Bauhaus-Hopkins Summer Lab

Siyu Xie: Nature’s Orientalism versus Productive Ambiguity

Saturday | June 21, 2025 | 9:30-10:15
Lounge in the University Library, Steubenstraße 6, 99423 Weimar

Abstract:
This paper examines the contested terrain of "nature" in 20th and 21st centuries’ China scholarships. Why has nature become a suspect of orientalism? A generation of scholars have positioned nature as central to Chinese art, poetry, and philosophy, with François Jullien emerging as the most influential figure, advancing the ideal of humans and nature in harmony. However, the 1990s witnessed a scholarly pushback against these interpretations. Zhang Longxi's critique argues that Jullien's conceptualization over-emphasizes differences and undermines commensurability, thus providing a skewed view of "nature" in Chinese tradition.
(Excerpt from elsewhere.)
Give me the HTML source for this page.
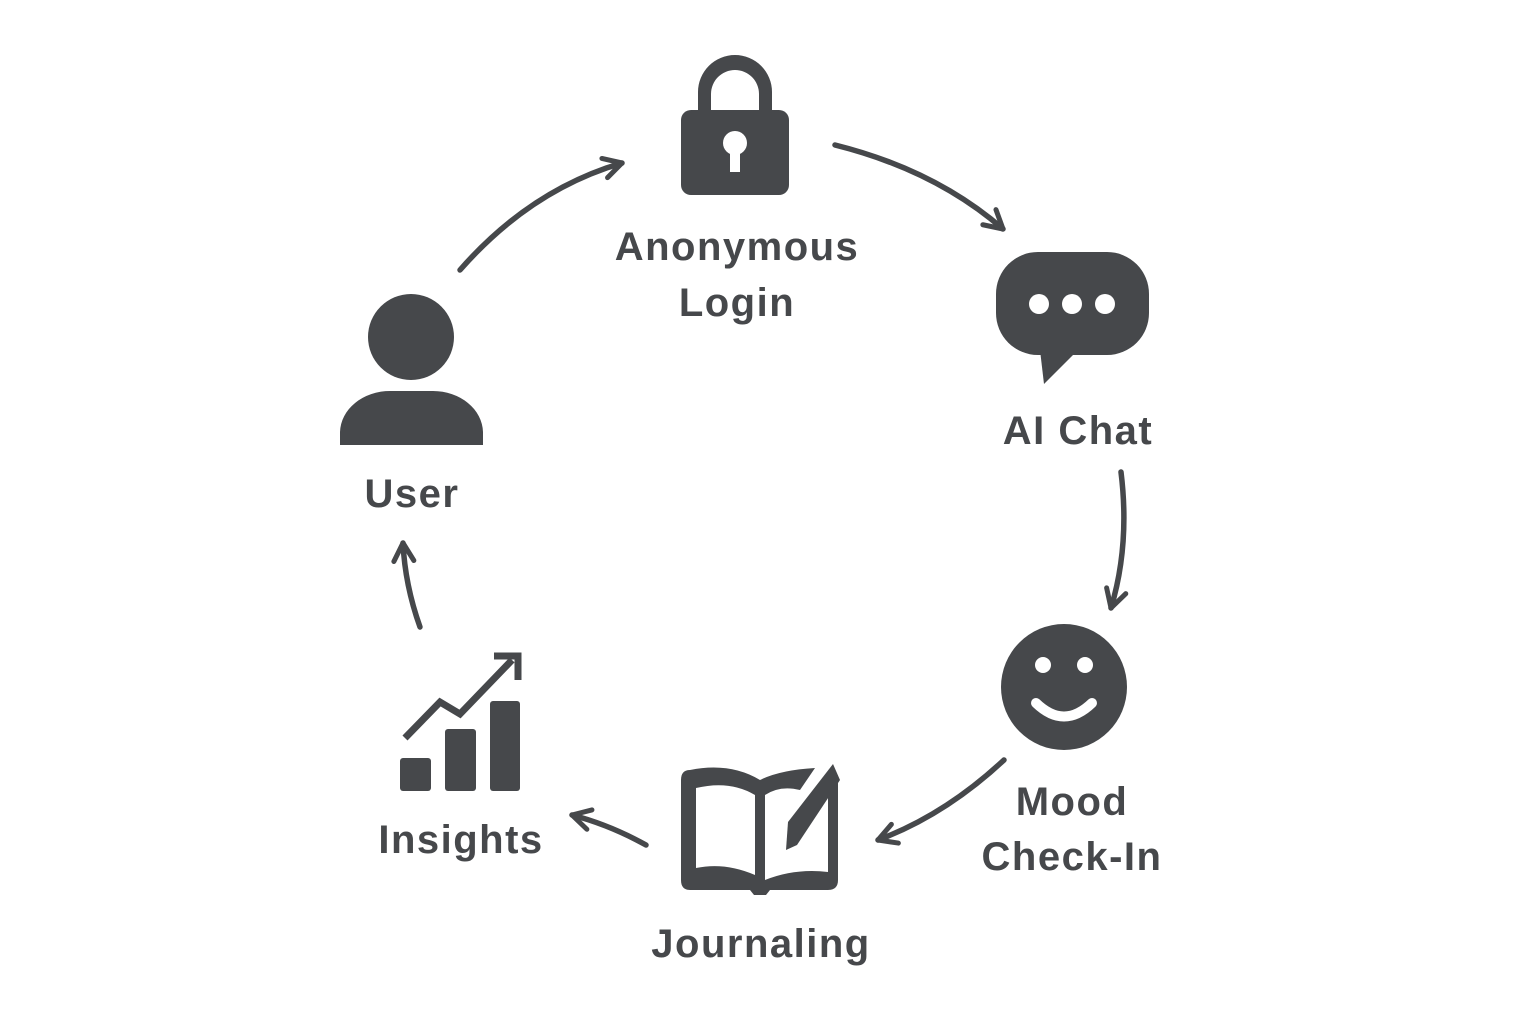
<!DOCTYPE html>
<html><head><meta charset="utf-8"><style>
html,body{margin:0;padding:0;background:#fff;}
svg{display:block;}
text{font-family:"Liberation Sans",sans-serif;font-weight:bold;fill:#46484b;font-size:40px;text-anchor:middle;letter-spacing:1.5px;}
</style></head><body>
<svg width="1536" height="1024" viewBox="0 0 1536 1024" xmlns="http://www.w3.org/2000/svg">
<defs>
<marker id="a" viewBox="0 0 26 26" refX="22" refY="13" markerWidth="26" markerHeight="26" markerUnits="userSpaceOnUse" orient="auto">
<path d="M4,3 L22,13 L4,23" fill="none" stroke="#46484b" stroke-width="5" stroke-linecap="round" stroke-linejoin="round"/>
</marker>
</defs>
<g fill="none" stroke="#46484b" stroke-width="5.5" stroke-linecap="round" marker-end="url(#a)">
<path d="M460,270 Q530,190 622,163"/>
<path d="M835,145 Q935,170 1003,229"/>
<path d="M1121,472 Q1130,545 1111,608"/>
<path d="M1004,760 Q945,815 878,840"/>
<path d="M646,845 Q610,825 572,815"/>
<path d="M420,627 Q405,585 403,543"/>
</g>
<g fill="#46484b">
<path d="M698,112 V92 A37,37 0 0 1 772,92 V112 H759 V94 A24,24 0 0 0 711,94 V112 Z"/>
<rect x="681" y="110" width="108" height="85" rx="10"/>
<rect x="996" y="252" width="153" height="103" rx="42"/>
<path d="M1040,350 L1044,384 L1078,350 Z"/>
<circle cx="1064" cy="687" r="63"/>
<circle cx="411" cy="337" r="43"/>
<path d="M340,445 V432 A50,42 0 0 1 390,391 H433 A50,42 0 0 1 483,432 V445 Z"/>
<rect x="400" y="758" width="31" height="33" rx="3"/>
<rect x="445" y="729" width="31" height="62" rx="3"/>
<rect x="490" y="701" width="30" height="90" rx="3"/>
<path d="M681,780 Q681,770 690,770 Q730,762 760,780 Q780,770 815,768 L800,790 Q780,785 765,795 V880 Q795,868 828,872 V790 L838,775 V880 Q838,890 828,890 H770 L766,895 H754 L750,890 H690 Q681,890 681,880 Z"/>
<path d="M833,764 L840,780 L797,845 L786,850 L788,822 Z"/>
</g>
<g fill="#fff">
<circle cx="735" cy="143" r="12"/>
<rect x="730" y="146" width="10" height="26"/>
<circle cx="1039" cy="304" r="10"/><circle cx="1072" cy="304" r="10"/><circle cx="1105" cy="304" r="10"/>
<circle cx="1043" cy="665" r="8"/><circle cx="1085" cy="665" r="8"/>
<path d="M696,788 Q730,780 755,795 V875 Q725,862 696,868 Z"/>
</g>
<path d="M1036,703 Q1064,730 1092,703" fill="none" stroke="#fff" stroke-width="10" stroke-linecap="round"/>
<polyline points="405,738 440,702 460,714 512,660" fill="none" stroke="#46484b" stroke-width="7"/>
<path d="M494,656 H518 V680" fill="none" stroke="#46484b" stroke-width="7"/>
<text x="737" y="260">Anonymous</text>
<text x="737" y="316">Login</text>
<text x="1078" y="444">AI Chat</text>
<text x="1072" y="815">Mood</text>
<text x="1072" y="870">Check-In</text>
<text x="761" y="957">Journaling</text>
<text x="461" y="853">Insights</text>
<text x="412" y="507">User</text>
</svg>
</body></html>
Simultaneously, historians like Craig Clunas challenged these representations as monolithic, timeless, and decontextualized. Critiques ask if the promotion of nature in certain contexts potentially reinforces orientalist frameworks. These pushbacks decentered scholarly attention from the abstract nature to historical agencies, socio-economic and cultural specificities. By mapping these scholarly debates across the 20th and 21st centuries, this paper interrogates why the concept of nature in Chinese contexts continues to be revisited and remains intellectually productive despite, or perhaps because of, its contested status.